Эта линия, идущая еще от Достоевского, видна, скажем, у Ильи Кабакова в его работах 70-х годов, и у других художников, начинавших в 70-е годы, таких как, скажем, Борис Михайлов. В современном русском искусстве солидарность с униженными и оскорбленными представлена весьма слабо.

— В своей книге «Комментарии к искусству» вы утверждаете, что не существует определенной, раз и навсегда заданной границы между искусством и политикой. Она постоянно переопределяется. Известно много примеров политического активизма, который не считает себя искусством. Вот группа «Миллиардеры за Буша» – они участвуют в уличных демонстрациях, вырядившись в токсидо и вечерние платья, и рассовывают полицейским в карманы напечатанные на ксероксе доллары. Или питерская группа ХУЯ ДСПА (художественная ячейка Движения сопротивления имени Петра Алексеева): ее акции вроде вывешивания транспаранта «Мутин – пудак!», по мне, вполне художественные, при этом участники ставят перед собой конкретные социально-политические цели. Похоже, именно среди этих людей стоит искать настоящих художников.

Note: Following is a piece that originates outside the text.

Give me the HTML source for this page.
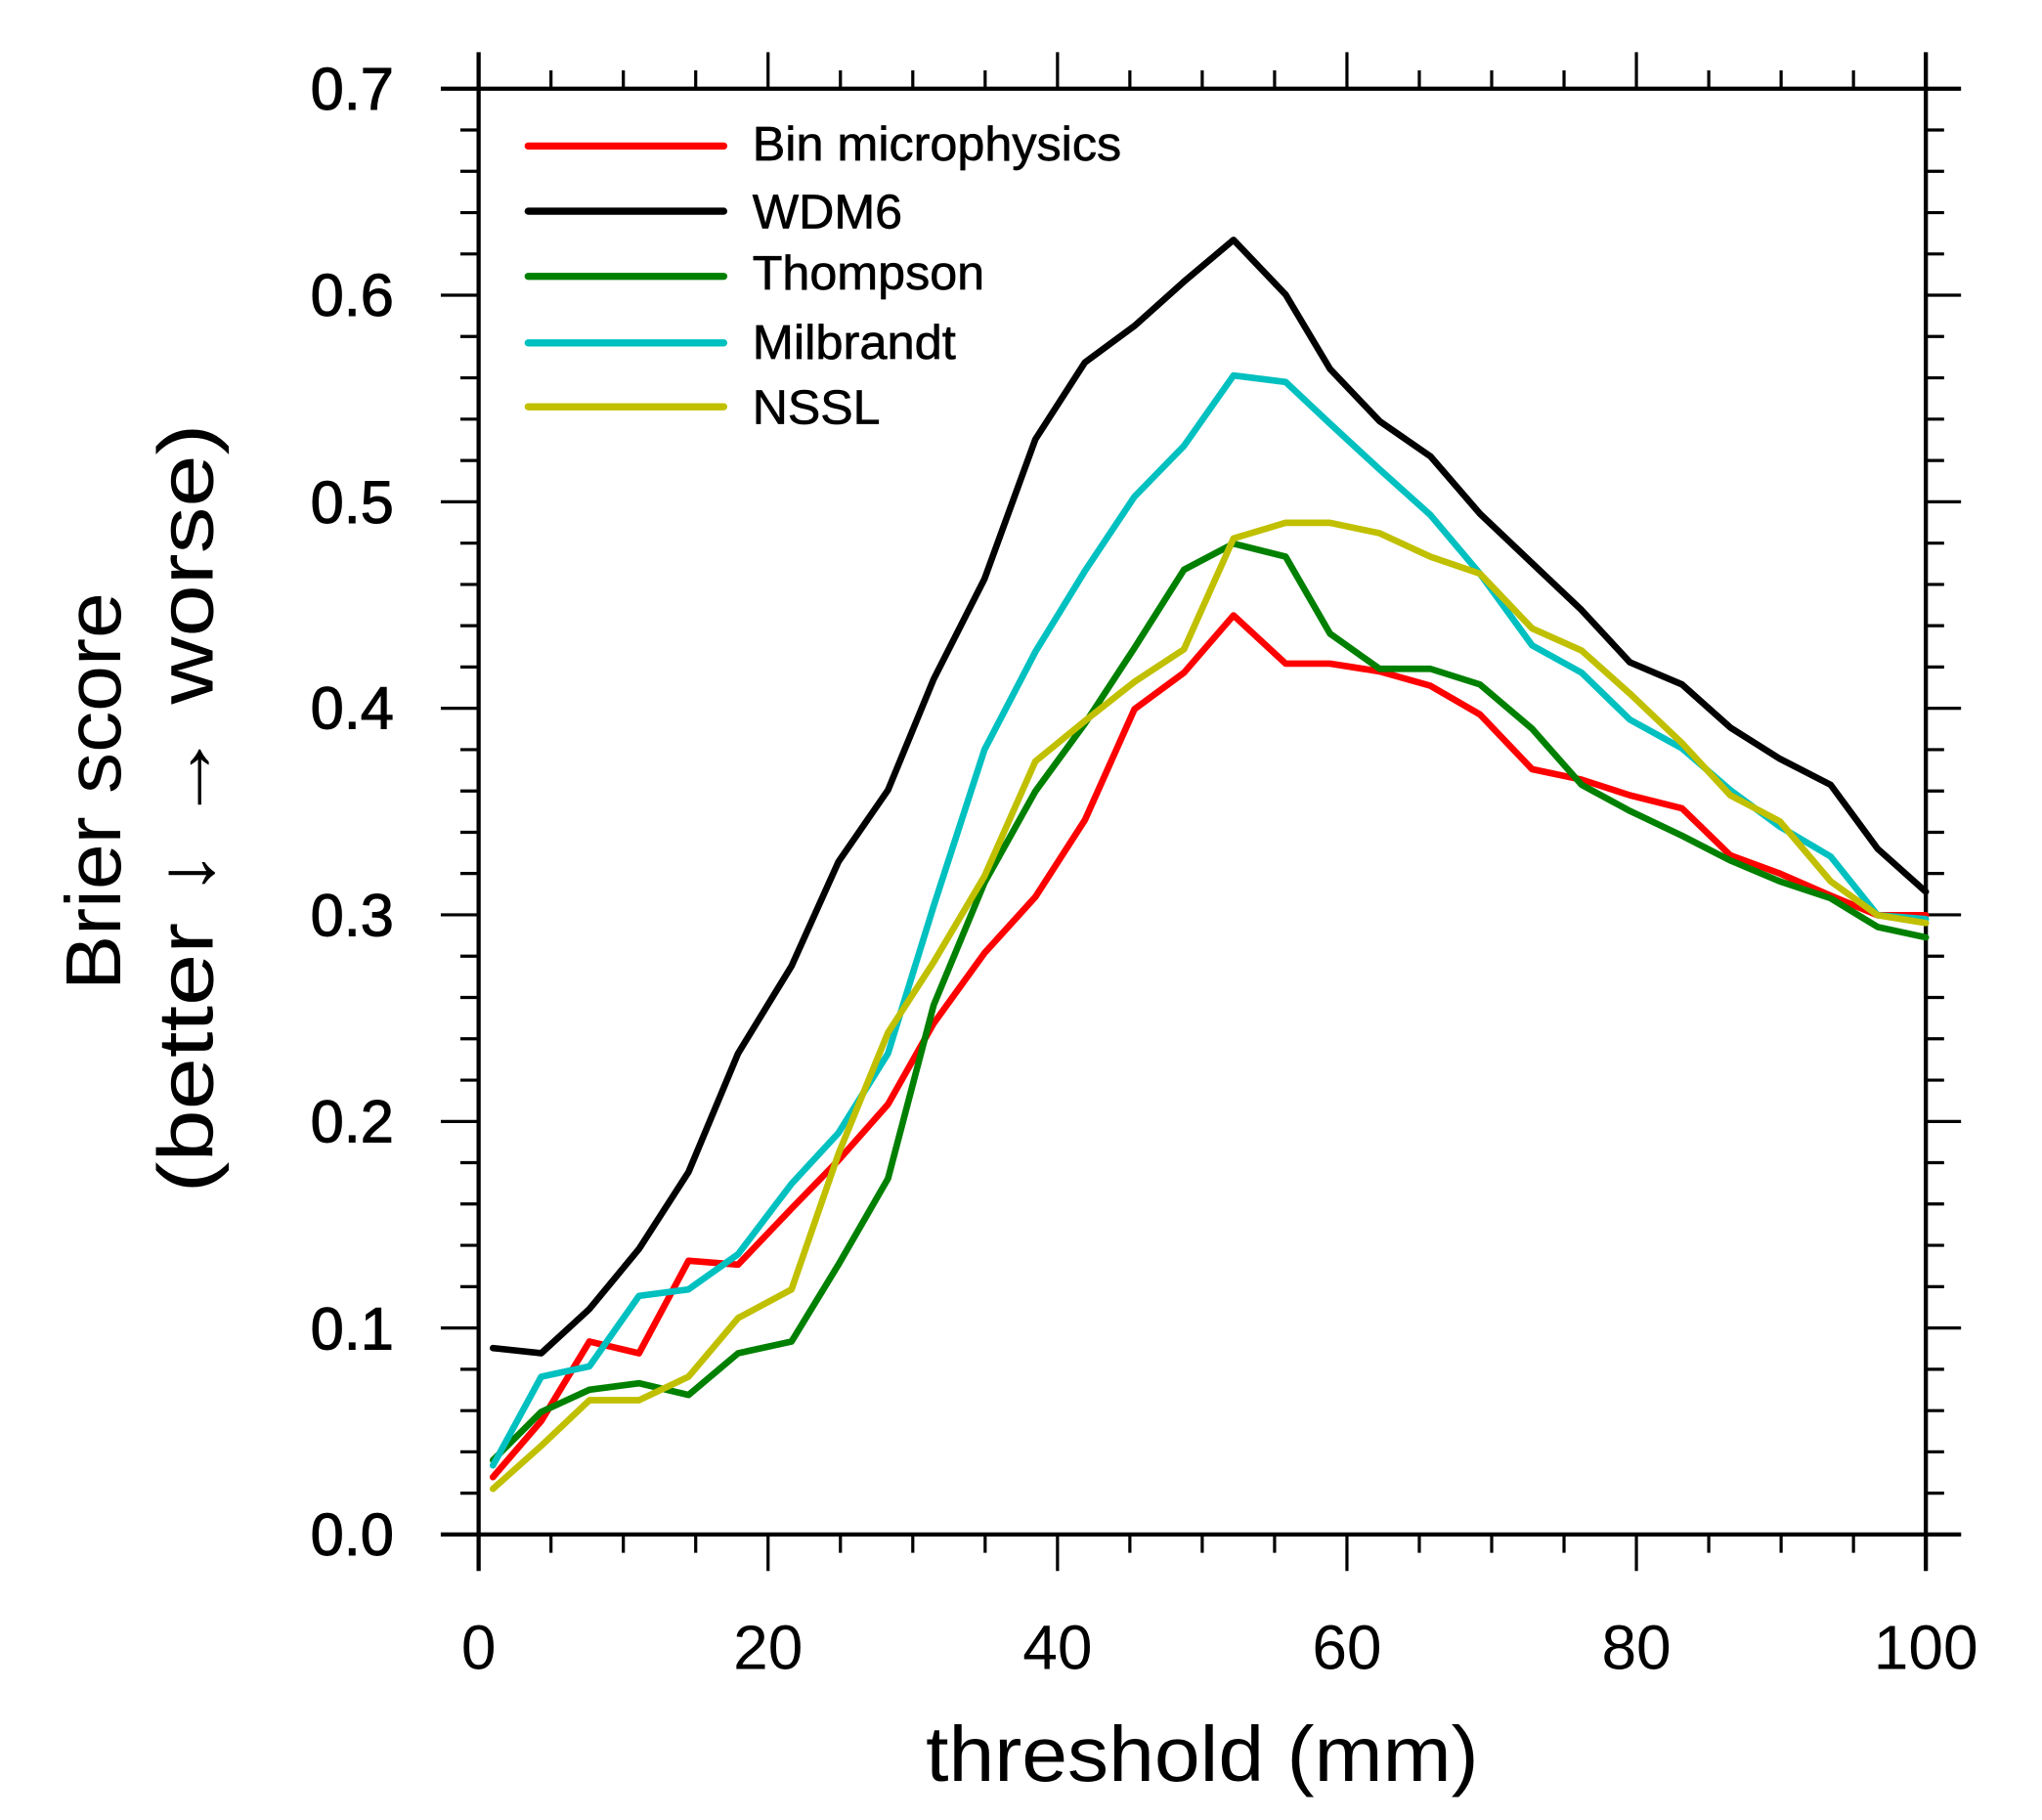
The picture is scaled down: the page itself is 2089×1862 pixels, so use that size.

— Начиная с Марселя Дюшана вопрос о том, что такое искусство, а что таковым не является, – вопрос неактуальный. Сегодня мы находимся в зоне эстетизации политики. Левые и правые, официальные и неофициальные – все старательно создают свой образ. Где политизация искусства переходит в эстетизацию политики, наверняка никто не скажет. Это изначально нестабильная зона.

А высказывание «Мутин – пудак!»… мне кажется, это пример очень характерной для русской культуры фиксации на одном лице.

Кстати говоря, в нынешней культуре сам факт упоминания важнее оценочной позиции. Если вы смотрите ссылки в Интернете, вам просто покажут количество упоминаний. И в этой системе координат назвать Путина гением или м***ком – практически одно и то же. Само упоминание важнее, чем его характер и контекст. Поэтому, на мой взгляд, по-настоящему политическим жестом стал бы отказ от участия в этом элитарном пространстве, которое постоянно занимается саморепродуцированием и самораспространением, и попытка выйти за его пределы. Политическим и одновременно художественным жестом.